Previous standards, e.g., C or C++ programming languages, have made use of three levels:
1) implementation-defined behaviors (sometimes called application-defined). In this case the standard is allowing the implementation to chose the details of how a feature behaves. It might constrain it to a list of fixed choices ("is implementation-defined but shall be one of X, Y or Z") or it might be open-ended. The main requirement is that the implementation's choice must be documented ("defined") by the implementation. So saying something is "implementation-defined" is giving a documentation requirement on the application. Also, some standards (like C/C+) disallow extreme actions, like failing to compile or crashing. For example, in C/C+, sizeof(int) is implementation-defined. But that doesn't mean a C compiler can flag this statement as an error.
2) implementation-dependant (sometimes called unspecified). This is like implementation-defined but without the documentation requirement.

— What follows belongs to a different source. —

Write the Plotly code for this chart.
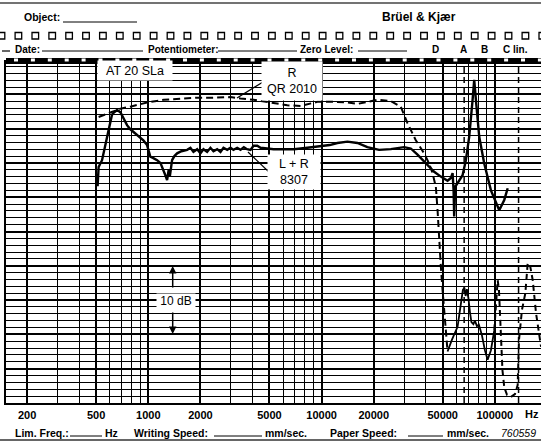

3) undefined. This is like implementation-dependent, but extreme behaviors are allowed. For example, dereferencing a null pointer is undefined C/C++. Why not just define this to be an error? It could be done. Java does that, for example. But generally undefined is used when the implementation cost or runtime cost of detecting the use undefined behaviors is unacceptable.
Some standards also have a concept of "locale-dependent" behaviors, which is really just a species of implementation-dependent.
I would recommend for ODF, that we adopt these definitions adapted from those used in ISO C++.